Fast Code, Weak Engineers
The Risk of Becoming an AI-Dependent Developer

We are shipping faster than ever.
Every week, I learn about a new model, tool, or supposedly new default; a new way to code and deliver apps, to do the exact same thing we've been doing for about 15 years. Each new tool comes with a promise to be the new default.
I'm not against the use of AI, I use it all the time myself (including in this article), but the fact is that if we stop evolving by delegating all our tasks to automated tools, we are doomed to collective failure.

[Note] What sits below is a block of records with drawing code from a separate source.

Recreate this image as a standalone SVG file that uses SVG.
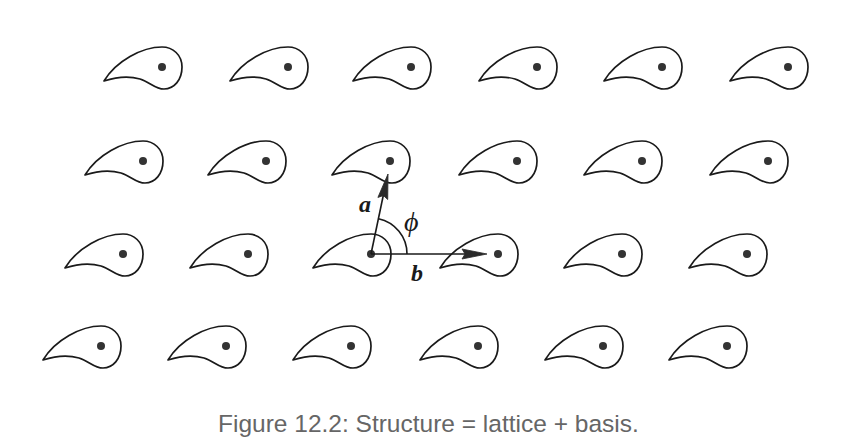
<svg xmlns="http://www.w3.org/2000/svg" xmlns:xlink="http://www.w3.org/1999/xlink" width="842" height="446" viewBox="0 0 842 446">
<style>
.shape{fill:none;stroke:#1a1a1a;stroke-width:1.7;stroke-linejoin:round}
.dot{fill:#333}
.vec{stroke:#1a1a1a;stroke-width:1.6;fill:none}
.head{fill:#2a2a2a;stroke:#2a2a2a;stroke-width:0.8;stroke-linejoin:round}
.lbl{font-family:"Liberation Serif","Times New Roman",serif;font-style:italic;font-weight:bold;fill:#1a1a1a}
.phi{font-family:"Liberation Serif","DejaVu Serif",serif;font-style:italic;fill:#1a1a1a}
.cap{font-family:"Liberation Sans",Arial,sans-serif;fill:#666666}
</style>
<defs>
<g id="drop">
<path class="shape" d="M-58,14 C-46,10 -32,9 -22,12 C-12,15 -7,22 2,22 C12,22 20,13 20,0 C20,-12 11,-20 0,-20 C-20,-20 -46,-6 -58,14 Z"/>
<circle class="dot" cx="0" cy="0" r="4"/>
</g>
<path id="head" class="head" d="M0,0 L-25,-5 L-22,0 L-25,5 Z"/>
</defs>
<g id="row1">
<g id="n11"><use xlink:href="#drop" x="162" y="67"/></g>
<g id="n12"><use xlink:href="#drop" x="288" y="67"/></g>
<g id="n13"><use xlink:href="#drop" x="411" y="67"/></g>
<g id="n14"><use xlink:href="#drop" x="537" y="67"/></g>
<g id="n15"><use xlink:href="#drop" x="662" y="67"/></g>
<g id="n16"><use xlink:href="#drop" x="788" y="67"/></g>
</g>
<g id="row2">
<g id="n21"><use xlink:href="#drop" x="143" y="161"/></g>
<g id="n22"><use xlink:href="#drop" x="266" y="161"/></g>
<g id="n23"><use xlink:href="#drop" x="390" y="161"/></g>
<g id="n24"><use xlink:href="#drop" x="517" y="161"/></g>
<g id="n25"><use xlink:href="#drop" x="642" y="161"/></g>
<g id="n26"><use xlink:href="#drop" x="768" y="161"/></g>
</g>
<g id="row3">
<g id="n31"><use xlink:href="#drop" x="123" y="254"/></g>
<g id="n32"><use xlink:href="#drop" x="248" y="254"/></g>
<g id="n33"><use xlink:href="#drop" x="371" y="254"/></g>
<g id="n34"><use xlink:href="#drop" x="498" y="254"/></g>
<g id="n35"><use xlink:href="#drop" x="622" y="254"/></g>
<g id="n36"><use xlink:href="#drop" x="747" y="254"/></g>
</g>
<g id="row4">
<g id="n41"><use xlink:href="#drop" x="101" y="346"/></g>
<g id="n42"><use xlink:href="#drop" x="226" y="346"/></g>
<g id="n43"><use xlink:href="#drop" x="351" y="346"/></g>
<g id="n44"><use xlink:href="#drop" x="478" y="346"/></g>
<g id="n45"><use xlink:href="#drop" x="603" y="346"/></g>
<g id="n46"><use xlink:href="#drop" x="727" y="346"/></g>
</g>
<g id="connectors">
<line class="vec" x1="371" y1="254" x2="384" y2="192"/>
<use xlink:href="#head" transform="translate(388,174) rotate(-78)"/>
<line class="vec" x1="371" y1="254" x2="466" y2="254"/>
<use xlink:href="#head" transform="translate(487,254)"/>
<path class="vec" stroke-width="1.2" d="M407,254 A36,36 0 0 0 378.5,218.8"/>
</g>
<text class="lbl" x="359" y="212" font-size="24">a</text>
<text class="lbl" x="411" y="281" font-size="24">b</text>
<text class="phi" x="404" y="231" font-size="28">ϕ</text>
<text class="cap" x="218" y="432" font-size="24.5">Figure 12.2: Structure = lattice + basis.</text>
</svg>
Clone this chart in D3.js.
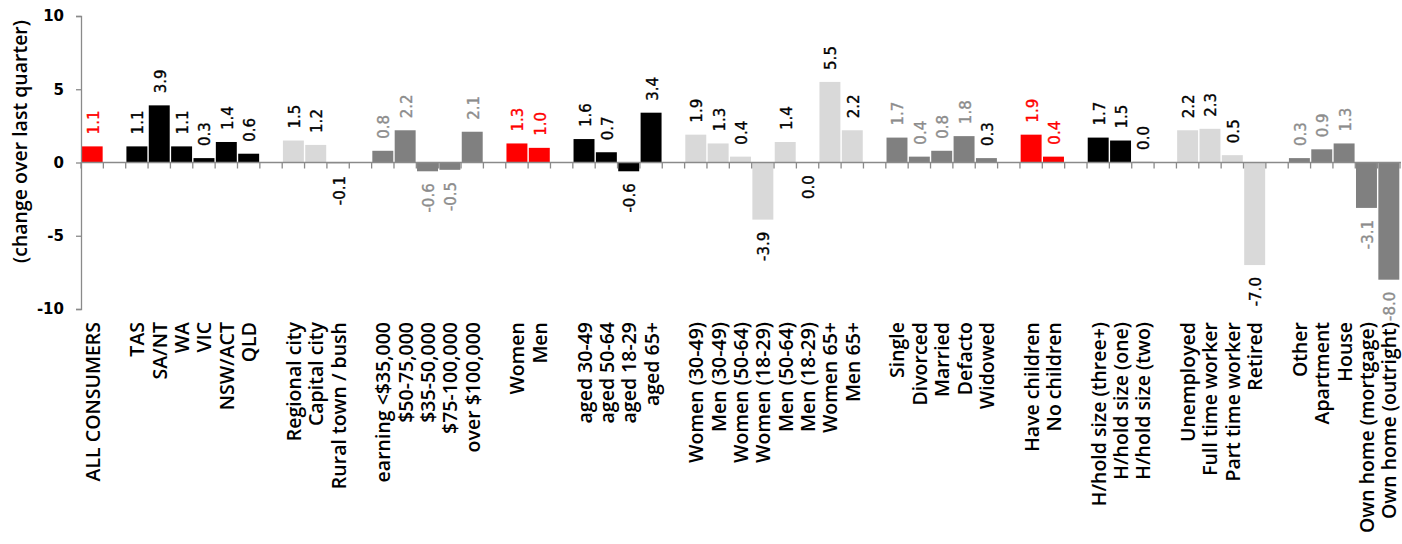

Indeed, there are many tasks in which these models help us and make our lives easier, as demonstrated by empirical research that evaluated AI coding assistants in real software projects. A recent GitHub Copilot study, covering 15 different development tasks, found significant time savings (up to 50%) in repetitive tasks and simplistic coding, but sharp performance drops in complex tasks with multiple files and in proprietary contexts. Precisely the areas that require high-level reasoning and architectural thinking. Copilot Paper
I've heard about how to get rich with GPT, or how someone built a fully autonomous AI agent developer that works 24/7 for free forever, or even "this is the model that will fully replace humans." However, there are two things I'm sure of: I've never coded so fast before, and I've never produced worse code than I do now.
Okay, but if those tools are so good and can improve my time by avoiding the need to spend hours reading documentation, forums, and testing ways to do things, then why is my code getting worse?
Because we are getting comfortable.
We are outsourcing thinking to tools and calling it productivity. Less hands-on means less intuition. Less struggle means less learning. We no longer debug deeply, trace flows, or wrestle with edge cases. We accept generated answers, paste them, and move on.
Over time, this trains us to be operators, not engineers. Our skills atrophy. Our instincts weaken. When something breaks, we are slower, less confident, and more dependent. Speed grows. Competence shrinks.
Over the years, “laziness” was actually one of the best traits a programmer could have.
We were lazy about manual work, repetitive tasks, and inefficient processes. That discomfort pushed us to build better systems. We wrote complex software to make life simple. We automated chaos. We replaced paperwork, bureaucracy, and human error with logic, code, and structure.
That kind of laziness was creative. It demanded understanding. You had to fully grasp a problem before you could eliminate it. You had to master complexity to hide it.
Today, our laziness is different.
We are not lazy about bad processes anymore. We are lazy about thinking. Lazy about learning. Lazy about mastering fundamentals. Instead of simplifying the world with software, we are simplifying our responsibility as engineers.
We are no longer fighting friction. We are avoiding it.
" A smooth sea never made a skilled sailor. "
In simple terms, here’s what happened.
For decades, we wrote the code. We documented the systems. We debated architecture. We made mistakes, refactored, rewrote, and shipped again. Byte by byte, we built an enormous body of digital knowledge — patterns, abstractions, frameworks, libraries, discussions. Thousands upon thousands of human decisions embedded in code.
With enough hard work, we created something remarkable: tools capable of consuming all that data and generating impressive results through statistical crossing, analysis, and prediction.
That is extraordinary.
But now we face a paradox.
The very systems built from our accumulated effort are becoming comfortable substitutes for the effort itself. Instead of producing new depth, we increasingly remix existing depth. Instead of pushing boundaries, we optimize within them.
We reached a point where what already exists feels sufficient.
And sufficiency is dangerous.
Progress does not stall because tools are powerful. It stalls when creators become passive. When friction disappears completely, so does the incentive to explore beyond what is already known. If we stop struggling, stop questioning, stop building beyond prediction, we risk stagnation — not because AI replaced us, but because we quietly replaced our own drive to create.
The danger is not automation.
The danger is comfort.
And history shows something simple: a smooth sea never made a skilled sailor.
If we want stronger engineers and stronger systems, we must be willing to face rough waters again.